15. The system of claim 14, wherein the data slot further comprises a version chain locator to locate any created additional version of the committed data value.
16. The system of claim 15, wherein the data slot further comprises a priority indicator to indicate whether a read should first occur from the committed in-place data value of the data slot or the version chain locator of the data slot.
17. The system of claim 15, wherein the low contention criterion is satisfied where the version chain locator of the data slot does not locate any created additional version of the committed data value.
18. The system of claim 15, wherein the instructions in memory further comprise instructions to assign a commit timestamp to an additional version of the committed data value upon validation of the additional version, and wherein the validated additional version is ordered by commit time.
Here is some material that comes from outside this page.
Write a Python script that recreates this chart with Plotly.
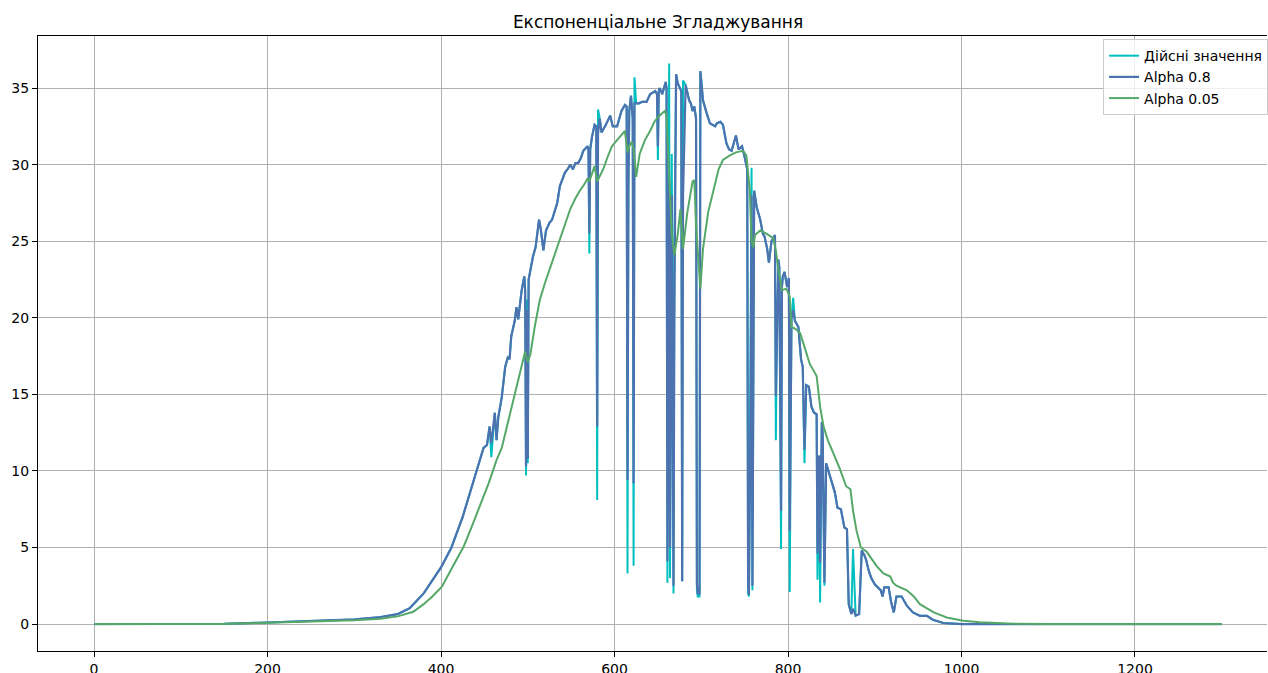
import plotly.graph_objects as go

# ---- data ----
# Alpha 0.8 smoothed series (x index, value)
a08_x = [0, 50, 100, 150, 200, 250, 300, 330, 350, 364, 380, 400, 412, 425, 435, 445, 449, 453, 456, 458,
         462, 464, 466, 470, 474, 477, 479, 481, 485, 487, 489, 493, 496, 497, 498, 499, 500, 501, 506, 509,
         513, 515, 518, 521, 525, 528, 531, 534, 537, 540, 543, 546, 549, 552, 555, 558, 561, 564, 566, 569,
         570, 571, 572, 574, 577, 579, 580, 581, 583, 585, 590, 595, 598, 603, 608, 612, 614, 615, 616, 617,
         619, 621, 622, 623, 625, 628, 632, 637, 641, 647, 649, 650, 651, 652, 655, 659, 660, 661, 663, 664,
         666, 668, 669, 671, 673, 675, 677, 678, 679, 682, 684, 686, 688, 690, 692, 694, 695, 696, 698, 699,
         700, 702, 706, 710, 716, 718, 722, 725, 729, 732, 735, 738, 740, 743, 747, 750, 753, 754, 755, 757,
         758, 759, 761, 764, 768, 771, 773, 776, 778, 781, 785, 786, 787, 789, 790, 792, 793, 794, 796, 799,
         801, 802, 804, 806, 808, 812, 815, 817, 819, 821, 824, 827, 830, 833, 834, 836, 837, 839, 840, 842,
         844, 846, 850, 854, 857, 861, 865, 868, 870, 872, 873, 875, 878, 882, 884, 885, 888, 890, 893, 896,
         900, 904, 907, 909, 911, 916, 919, 922, 925, 931, 937, 944, 952, 960, 967, 979, 1000, 1100, 1200, 1300]
a08_y = [0, 0, 0, 0.02, 0.1, 0.2, 0.3, 0.45, 0.65, 1.04, 2.0, 3.7, 5.0, 7.0, 8.9, 10.9, 11.5, 11.7, 12.9, 11.8,
         13.8, 12.0, 13.5, 14.8, 16.8, 17.4, 17.3, 18.8, 19.8, 20.7, 19.9, 21.8, 22.7, 21.8, 10.3, 20.5, 10.8, 22.5, 24.0, 24.6,
         26.4, 25.8, 24.4, 25.7, 26.2, 26.4, 27.0, 27.5, 28.6, 29.0, 29.5, 29.7, 30.0, 29.7, 30.1, 30.1, 30.4, 30.9, 31.0, 31.2,
         31.0, 25.5, 31.0, 31.8, 32.6, 32.5, 12.9, 32.0, 33.0, 32.1, 32.6, 33.2, 32.5, 32.5, 33.5, 33.9, 33.8, 9.4, 28.3, 33.5,
         34.5, 33.0, 9.2, 34.0, 34.0, 34.0, 34.1, 34.1, 34.6, 34.8, 34.6, 31.2, 34.8, 35.0, 34.6, 35.4, 35.0, 4.1, 29.0, 5.0,
         28.0, 2.5, 20.0, 35.9, 35.3, 35.0, 34.8, 2.8, 28.0, 35.2, 34.7, 34.2, 34.0, 33.5, 33.8, 33.0, 2.6, 2.0, 2.0, 36.1,
         35.5, 34.2, 33.4, 32.7, 32.5, 32.7, 32.8, 32.6, 31.4, 31.0, 30.9, 31.5, 31.9, 31.0, 31.2, 30.5, 29.7, 2.5, 1.9, 15.0,
         28.0, 2.5, 28.3, 27.2, 26.4, 25.5, 25.3, 24.5, 23.6, 25.0, 25.4, 14.9, 18.1, 23.8, 23.3, 7.4, 22.0, 22.7, 23.0, 22.0,
         22.6, 6.1, 19.9, 20.5, 19.8, 19.4, 17.3, 16.8, 11.4, 15.6, 15.5, 14.2, 13.8, 13.7, 4.6, 11.0, 4.0, 13.2, 12.4, 2.7,
         10.5, 10.1, 9.4, 8.6, 7.6, 7.5, 6.3, 6.2, 1.3, 0.76, 0.65, 1.0, 0.55, 0.65, 3.0, 4.8, 4.5, 4.2, 3.5, 3.0,
         2.6, 2.4, 2.2, 1.8, 2.4, 2.4, 1.4, 0.76, 1.8, 1.8, 1.2, 0.76, 0.54, 0.54, 0.28, 0.07, 0, 0, 0, 0]

# Actual values differ from the Alpha 0.8 curve mainly at the sharp spikes
actual_spike_x = [458, 498, 499, 500, 571, 580, 581, 615, 622, 623, 650, 661, 663, 664, 666, 668, 669,
                  678, 679, 695, 696, 698, 754, 755, 757, 758, 759, 786, 792, 802, 806, 819, 834, 837, 842, 875]
actual_spike_y = [10.9, 9.7, 21.2, 10.5, 24.2, 8.1, 33.6, 3.3, 3.8, 35.7, 30.3, 2.7, 36.6, 3.0, 30.7, 2.0, 25.0,
                  2.8, 35.5, 2.2, 1.8, 1.8, 2.0, 1.8, 20.0, 29.8, 2.2, 12.0, 4.9, 2.1, 21.3, 10.5, 2.9, 1.4, 2.5, 4.9]

# Alpha 0.05 smoothed series
a005_x = [0, 150, 200, 250, 300, 330, 350, 368, 380, 390, 401, 412, 426, 435, 445, 455, 464, 470, 476, 481,
          487, 492, 497, 500, 503, 508, 514, 520, 526, 531, 537, 543, 549, 555, 560, 565, 569, 571, 577, 580,
          587, 592, 597, 600, 606, 612, 615, 617, 620, 622, 625, 629, 635, 641, 646, 650, 654, 658, 660, 664,
          666, 669, 673, 676, 679, 684, 690, 692, 694, 699, 702, 708, 716, 720, 725, 733, 740, 748, 752, 754,
          756, 758, 760, 762, 768, 775, 783, 786, 789, 793, 798, 802, 804, 808, 814, 819, 825, 833, 837, 841,
          846, 852, 860, 867, 872, 875, 879, 884, 891, 902, 910, 918, 921, 925, 937, 945, 952, 968, 983, 1002,
          1021, 1060, 1100, 1300]
a005_y = [0, 0.01, 0.08, 0.15, 0.25, 0.35, 0.5, 0.8, 1.3, 1.8, 2.44, 3.6, 5.05, 6.3, 7.77, 9.2, 10.7, 11.5, 12.9, 14.1,
          15.5, 16.7, 17.8, 17.1, 17.6, 19.4, 21.2, 22.3, 23.3, 24.2, 25.1, 26.1, 27.1, 27.8, 28.3, 28.7, 29.1, 28.9, 29.9, 28.9,
          29.7, 30.5, 31.2, 31.4, 31.8, 32.2, 30.8, 31.2, 31.5, 31.0, 29.2, 30.7, 31.6, 32.2, 32.8, 33.1, 33.3, 33.5, 33.2, 27.8,
          25.5, 24.1, 25.5, 27.1, 24.5, 26.9, 28.9, 29.0, 26.0, 21.9, 24.5, 26.9, 28.8, 29.7, 30.3, 30.6, 30.8, 30.9, 30.6, 29.5,
          28.3, 25.0, 24.6, 25.4, 25.7, 25.5, 25.2, 24.4, 23.1, 21.8, 21.9, 21.4, 19.4, 19.3, 19.0, 18.1, 17.0, 16.2, 14.2, 12.9,
          12.0, 11.2, 10.1, 9.0, 8.8, 7.4, 6.1, 5.0, 4.7, 3.8, 3.3, 3.1, 2.7, 2.5, 2.2, 1.8, 1.3, 0.76, 0.43, 0.22,
          0.11, 0.02, 0, 0]

title_text = "Експоненціальне Згладжування"
names = ["Дійсні значення", "Alpha 0.8", "Alpha 0.05"]
x_ticks = [0, 200, 400, 600, 800, 1000, 1200]
y_ticks = [0, 5, 10, 15, 20, 25, 30, 35]

# build actual series from Alpha 0.8 curve with spike values
spikes = dict(zip(actual_spike_x, actual_spike_y))
actual_y = [spikes.get(x, y) for x, y in zip(a08_x, a08_y)]

FONT = "DejaVu Sans"
fig = go.Figure()
fig.add_trace(go.Scatter(x=a08_x, y=actual_y, mode="lines", name=names[0],
                         line=dict(color="#00BFBF", width=2)))
fig.add_trace(go.Scatter(x=a08_x, y=a08_y, mode="lines", name=names[1],
                         line=dict(color="#4C72B0", width=2.2)))
fig.add_trace(go.Scatter(x=a005_x, y=a005_y, mode="lines", name=names[2],
                         line=dict(color="#55A868", width=2)))

axis_common = dict(showgrid=True, gridcolor="#b0b0b0", gridwidth=1.1, zeroline=False,
                   showline=True, linecolor="black", linewidth=1.1, automargin=False,
                   ticks="outside", ticklen=5, tickwidth=1.1, tickcolor="black",
                   tickfont=dict(family=FONT, size=14, color="black"))

fig.update_layout(
    width=1268, height=673,
    margin=dict(l=38, r=1, t=36, b=22, autoexpand=False),
    paper_bgcolor="white", plot_bgcolor="white",
    font=dict(family=FONT, size=14, color="black"),
    title=dict(text=title_text, x=0.5045, xref="paper", xanchor="center",
               y=1 - 22 / 673, yref="container", yanchor="middle",
               font=dict(family=FONT, size=17, color="black")),
    xaxis=dict(range=[-64.6, 1352.2], tickvals=x_ticks, mirror=True, **axis_common),
    yaxis=dict(range=[-1.76, 38.40], tickvals=y_ticks, mirror=False, **axis_common),
    legend=dict(x=0.8666, xanchor="left", y=0.995, yanchor="top",
                bgcolor="rgba(255,255,255,0.8)", bordercolor="#cccccc", borderwidth=1,
                font=dict(family=FONT, size=14, color="black"), tracegroupgap=0,
                itemwidth=30),
    showlegend=True,
)

fig.write_html("out.html")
19. A non-transitory computer-readable medium comprising instructions executable by a processor to:
detect a read-write conflict for a data slot;
responsive to detecting the read-write conflict, change a concurrency control mode of the data slot from an optimistic concurrency control mode that aborts a transaction upon detecting a read-write conflict, to a multi-version concurrency control mode that creates an additional version of the stored data value;
detect that a version chain locator of the data slot does not point to any additional version of the stored data value;
responsive to detecting that the version chain locator does not point to any additional version of the stored data value, change the concurrency control mode from the multi-version concurrency control mode to the optimistic concurrency control mode.
20. The non-transitory computer-readable medium of claim 19, wherein the read-write conflict is detected by:
assigning a transaction timestamp to a received transaction; and
determining that the transaction timestamp is earlier in time than a commit time of a stored data value in the data slot.